Output every line below without omitting or altering anything.
>> START SUPPLIED MATERIAL
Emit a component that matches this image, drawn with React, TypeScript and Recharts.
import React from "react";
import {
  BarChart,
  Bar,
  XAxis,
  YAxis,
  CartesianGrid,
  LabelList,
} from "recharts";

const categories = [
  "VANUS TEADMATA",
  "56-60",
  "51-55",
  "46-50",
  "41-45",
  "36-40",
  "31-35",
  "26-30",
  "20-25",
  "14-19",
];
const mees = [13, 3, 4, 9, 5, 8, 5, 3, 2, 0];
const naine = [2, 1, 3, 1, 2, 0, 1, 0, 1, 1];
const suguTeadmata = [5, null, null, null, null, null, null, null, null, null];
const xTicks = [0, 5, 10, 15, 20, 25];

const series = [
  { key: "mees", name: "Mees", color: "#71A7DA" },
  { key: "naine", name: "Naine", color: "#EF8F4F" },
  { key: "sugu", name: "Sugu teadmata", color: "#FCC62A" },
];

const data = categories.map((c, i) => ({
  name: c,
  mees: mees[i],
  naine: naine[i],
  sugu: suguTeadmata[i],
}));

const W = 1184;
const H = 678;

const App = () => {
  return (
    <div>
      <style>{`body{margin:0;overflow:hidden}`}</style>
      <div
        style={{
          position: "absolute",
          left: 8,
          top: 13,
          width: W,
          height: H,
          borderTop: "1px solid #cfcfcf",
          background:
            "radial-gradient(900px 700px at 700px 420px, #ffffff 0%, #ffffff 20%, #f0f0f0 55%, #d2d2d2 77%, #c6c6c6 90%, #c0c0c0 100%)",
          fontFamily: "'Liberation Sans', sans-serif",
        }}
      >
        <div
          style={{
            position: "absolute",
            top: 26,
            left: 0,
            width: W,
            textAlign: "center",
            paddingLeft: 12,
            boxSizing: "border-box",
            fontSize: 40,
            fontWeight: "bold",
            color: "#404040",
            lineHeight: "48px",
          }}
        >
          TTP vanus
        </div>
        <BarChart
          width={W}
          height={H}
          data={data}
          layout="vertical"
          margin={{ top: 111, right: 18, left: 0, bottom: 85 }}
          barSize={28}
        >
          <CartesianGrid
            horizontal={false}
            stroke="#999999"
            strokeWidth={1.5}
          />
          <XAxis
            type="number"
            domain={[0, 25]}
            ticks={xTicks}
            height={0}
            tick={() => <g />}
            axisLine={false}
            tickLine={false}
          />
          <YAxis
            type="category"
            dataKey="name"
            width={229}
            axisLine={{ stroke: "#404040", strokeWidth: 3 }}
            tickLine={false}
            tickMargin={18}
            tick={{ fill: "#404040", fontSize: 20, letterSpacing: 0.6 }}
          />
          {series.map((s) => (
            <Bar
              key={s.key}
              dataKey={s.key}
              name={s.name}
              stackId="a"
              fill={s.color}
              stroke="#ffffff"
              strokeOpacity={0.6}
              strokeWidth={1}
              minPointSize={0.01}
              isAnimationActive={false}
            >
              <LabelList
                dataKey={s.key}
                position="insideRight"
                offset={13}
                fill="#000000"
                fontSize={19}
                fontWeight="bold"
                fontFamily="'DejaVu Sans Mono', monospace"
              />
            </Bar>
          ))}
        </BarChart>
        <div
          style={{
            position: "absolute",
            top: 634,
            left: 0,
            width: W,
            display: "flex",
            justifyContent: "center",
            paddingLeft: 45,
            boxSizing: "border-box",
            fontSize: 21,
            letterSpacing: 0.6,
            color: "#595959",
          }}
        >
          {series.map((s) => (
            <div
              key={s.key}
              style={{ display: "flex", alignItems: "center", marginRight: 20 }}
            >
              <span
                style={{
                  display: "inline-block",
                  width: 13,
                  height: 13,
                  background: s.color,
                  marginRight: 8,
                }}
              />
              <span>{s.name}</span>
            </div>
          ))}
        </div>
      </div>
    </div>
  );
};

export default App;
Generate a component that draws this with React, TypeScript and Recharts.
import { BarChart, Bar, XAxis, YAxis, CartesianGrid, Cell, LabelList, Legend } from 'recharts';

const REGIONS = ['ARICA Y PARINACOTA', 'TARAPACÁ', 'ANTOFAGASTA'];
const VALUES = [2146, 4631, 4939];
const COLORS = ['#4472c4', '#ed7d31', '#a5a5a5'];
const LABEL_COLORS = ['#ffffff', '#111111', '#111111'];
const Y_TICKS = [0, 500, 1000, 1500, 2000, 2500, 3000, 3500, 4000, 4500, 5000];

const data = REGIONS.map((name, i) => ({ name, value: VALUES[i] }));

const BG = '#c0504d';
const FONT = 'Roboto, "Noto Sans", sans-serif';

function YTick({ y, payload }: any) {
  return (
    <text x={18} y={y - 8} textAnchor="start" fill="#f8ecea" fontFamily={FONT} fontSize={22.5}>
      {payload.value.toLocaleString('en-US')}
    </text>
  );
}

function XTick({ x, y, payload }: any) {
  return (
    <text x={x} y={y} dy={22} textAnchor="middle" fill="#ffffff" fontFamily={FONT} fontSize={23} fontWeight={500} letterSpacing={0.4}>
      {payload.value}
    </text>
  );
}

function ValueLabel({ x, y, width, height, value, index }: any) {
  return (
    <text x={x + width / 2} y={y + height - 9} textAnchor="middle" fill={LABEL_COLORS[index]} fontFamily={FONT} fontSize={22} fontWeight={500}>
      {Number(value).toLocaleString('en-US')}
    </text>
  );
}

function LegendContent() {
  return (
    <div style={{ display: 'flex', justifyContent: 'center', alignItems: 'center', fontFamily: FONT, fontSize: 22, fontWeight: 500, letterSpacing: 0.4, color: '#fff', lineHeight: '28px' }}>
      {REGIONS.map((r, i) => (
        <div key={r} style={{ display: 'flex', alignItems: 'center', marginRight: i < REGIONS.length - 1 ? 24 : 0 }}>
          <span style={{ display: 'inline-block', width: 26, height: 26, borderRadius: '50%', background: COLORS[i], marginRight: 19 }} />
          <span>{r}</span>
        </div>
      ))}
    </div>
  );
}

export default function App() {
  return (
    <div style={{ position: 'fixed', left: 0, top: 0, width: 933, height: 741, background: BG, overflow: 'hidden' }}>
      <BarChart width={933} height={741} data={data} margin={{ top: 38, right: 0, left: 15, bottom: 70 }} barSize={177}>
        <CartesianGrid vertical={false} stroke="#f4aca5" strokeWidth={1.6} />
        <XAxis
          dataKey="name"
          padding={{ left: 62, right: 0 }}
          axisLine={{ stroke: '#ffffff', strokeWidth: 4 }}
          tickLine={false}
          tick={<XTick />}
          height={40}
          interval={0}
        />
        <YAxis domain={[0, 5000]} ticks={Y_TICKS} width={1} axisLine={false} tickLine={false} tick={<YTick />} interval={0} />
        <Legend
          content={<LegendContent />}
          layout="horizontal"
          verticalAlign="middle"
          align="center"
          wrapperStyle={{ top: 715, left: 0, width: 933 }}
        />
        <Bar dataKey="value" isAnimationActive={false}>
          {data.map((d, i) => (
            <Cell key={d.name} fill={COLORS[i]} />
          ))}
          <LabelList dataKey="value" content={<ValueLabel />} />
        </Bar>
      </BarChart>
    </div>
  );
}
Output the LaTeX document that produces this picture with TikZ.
>> END SUPPLIED MATERIAL
FINISHED TASK ▸
Emit a component that matches this image, drawn with React, TypeScript and Recharts.
import React from "react";
import {
  BarChart,
  Bar,
  XAxis,
  YAxis,
  CartesianGrid,
  LabelList,
} from "recharts";

const categories = [
  "VANUS TEADMATA",
  "56-60",
  "51-55",
  "46-50",
  "41-45",
  "36-40",
  "31-35",
  "26-30",
  "20-25",
  "14-19",
];
const mees = [13, 3, 4, 9, 5, 8, 5, 3, 2, 0];
const naine = [2, 1, 3, 1, 2, 0, 1, 0, 1, 1];
const suguTeadmata = [5, null, null, null, null, null, null, null, null, null];
const xTicks = [0, 5, 10, 15, 20, 25];

const series = [
  { key: "mees", name: "Mees", color: "#71A7DA" },
  { key: "naine", name: "Naine", color: "#EF8F4F" },
  { key: "sugu", name: "Sugu teadmata", color: "#FCC62A" },
];

const data = categories.map((c, i) => ({
  name: c,
  mees: mees[i],
  naine: naine[i],
  sugu: suguTeadmata[i],
}));

const W = 1184;
const H = 678;

const App = () => {
  return (
    <div>
      <style>{`body{margin:0;overflow:hidden}`}</style>
      <div
        style={{
          position: "absolute",
          left: 8,
          top: 13,
          width: W,
          height: H,
          borderTop: "1px solid #cfcfcf",
          background:
            "radial-gradient(900px 700px at 700px 420px, #ffffff 0%, #ffffff 20%, #f0f0f0 55%, #d2d2d2 77%, #c6c6c6 90%, #c0c0c0 100%)",
          fontFamily: "'Liberation Sans', sans-serif",
        }}
      >
        <div
          style={{
            position: "absolute",
            top: 26,
            left: 0,
            width: W,
            textAlign: "center",
            paddingLeft: 12,
            boxSizing: "border-box",
            fontSize: 40,
            fontWeight: "bold",
            color: "#404040",
            lineHeight: "48px",
          }}
        >
          TTP vanus
        </div>
        <BarChart
          width={W}
          height={H}
          data={data}
          layout="vertical"
          margin={{ top: 111, right: 18, left: 0, bottom: 85 }}
          barSize={28}
        >
          <CartesianGrid
            horizontal={false}
            stroke="#999999"
            strokeWidth={1.5}
          />
          <XAxis
            type="number"
            domain={[0, 25]}
            ticks={xTicks}
            height={0}
            tick={() => <g />}
            axisLine={false}
            tickLine={false}
          />
          <YAxis
            type="category"
            dataKey="name"
            width={229}
            axisLine={{ stroke: "#404040", strokeWidth: 3 }}
            tickLine={false}
            tickMargin={18}
            tick={{ fill: "#404040", fontSize: 20, letterSpacing: 0.6 }}
          />
          {series.map((s) => (
            <Bar
              key={s.key}
              dataKey={s.key}
              name={s.name}
              stackId="a"
              fill={s.color}
              stroke="#ffffff"
              strokeOpacity={0.6}
              strokeWidth={1}
              minPointSize={0.01}
              isAnimationActive={false}
            >
              <LabelList
                dataKey={s.key}
                position="insideRight"
                offset={13}
                fill="#000000"
                fontSize={19}
                fontWeight="bold"
                fontFamily="'DejaVu Sans Mono', monospace"
              />
            </Bar>
          ))}
        </BarChart>
        <div
          style={{
            position: "absolute",
            top: 634,
            left: 0,
            width: W,
            display: "flex",
            justifyContent: "center",
            paddingLeft: 45,
            boxSizing: "border-box",
            fontSize: 21,
            letterSpacing: 0.6,
            color: "#595959",
          }}
        >
          {series.map((s) => (
            <div
              key={s.key}
              style={{ display: "flex", alignItems: "center", marginRight: 20 }}
            >
              <span
                style={{
                  display: "inline-block",
                  width: 13,
                  height: 13,
                  background: s.color,
                  marginRight: 8,
                }}
              />
              <span>{s.name}</span>
            </div>
          ))}
        </div>
      </div>
    </div>
  );
};

export default App;
Generate a component that draws this with React, TypeScript and Recharts.
import { BarChart, Bar, XAxis, YAxis, CartesianGrid, Cell, LabelList, Legend } from 'recharts';

const REGIONS = ['ARICA Y PARINACOTA', 'TARAPACÁ', 'ANTOFAGASTA'];
const VALUES = [2146, 4631, 4939];
const COLORS = ['#4472c4', '#ed7d31', '#a5a5a5'];
const LABEL_COLORS = ['#ffffff', '#111111', '#111111'];
const Y_TICKS = [0, 500, 1000, 1500, 2000, 2500, 3000, 3500, 4000, 4500, 5000];

const data = REGIONS.map((name, i) => ({ name, value: VALUES[i] }));

const BG = '#c0504d';
const FONT = 'Roboto, "Noto Sans", sans-serif';

function YTick({ y, payload }: any) {
  return (
    <text x={18} y={y - 8} textAnchor="start" fill="#f8ecea" fontFamily={FONT} fontSize={22.5}>
      {payload.value.toLocaleString('en-US')}
    </text>
  );
}

function XTick({ x, y, payload }: any) {
  return (
    <text x={x} y={y} dy={22} textAnchor="middle" fill="#ffffff" fontFamily={FONT} fontSize={23} fontWeight={500} letterSpacing={0.4}>
      {payload.value}
    </text>
  );
}

function ValueLabel({ x, y, width, height, value, index }: any) {
  return (
    <text x={x + width / 2} y={y + height - 9} textAnchor="middle" fill={LABEL_COLORS[index]} fontFamily={FONT} fontSize={22} fontWeight={500}>
      {Number(value).toLocaleString('en-US')}
    </text>
  );
}

function LegendContent() {
  return (
    <div style={{ display: 'flex', justifyContent: 'center', alignItems: 'center', fontFamily: FONT, fontSize: 22, fontWeight: 500, letterSpacing: 0.4, color: '#fff', lineHeight: '28px' }}>
      {REGIONS.map((r, i) => (
        <div key={r} style={{ display: 'flex', alignItems: 'center', marginRight: i < REGIONS.length - 1 ? 24 : 0 }}>
          <span style={{ display: 'inline-block', width: 26, height: 26, borderRadius: '50%', background: COLORS[i], marginRight: 19 }} />
          <span>{r}</span>
        </div>
      ))}
    </div>
  );
}

export default function App() {
  return (
    <div style={{ position: 'fixed', left: 0, top: 0, width: 933, height: 741, background: BG, overflow: 'hidden' }}>
      <BarChart width={933} height={741} data={data} margin={{ top: 38, right: 0, left: 15, bottom: 70 }} barSize={177}>
        <CartesianGrid vertical={false} stroke="#f4aca5" strokeWidth={1.6} />
        <XAxis
          dataKey="name"
          padding={{ left: 62, right: 0 }}
          axisLine={{ stroke: '#ffffff', strokeWidth: 4 }}
          tickLine={false}
          tick={<XTick />}
          height={40}
          interval={0}
        />
        <YAxis domain={[0, 5000]} ticks={Y_TICKS} width={1} axisLine={false} tickLine={false} tick={<YTick />} interval={0} />
        <Legend
          content={<LegendContent />}
          layout="horizontal"
          verticalAlign="middle"
          align="center"
          wrapperStyle={{ top: 715, left: 0, width: 933 }}
        />
        <Bar dataKey="value" isAnimationActive={false}>
          {data.map((d, i) => (
            <Cell key={d.name} fill={COLORS[i]} />
          ))}
          <LabelList dataKey="value" content={<ValueLabel />} />
        </Bar>
      </BarChart>
    </div>
  );
}
Output the LaTeX document that produces this picture with TikZ.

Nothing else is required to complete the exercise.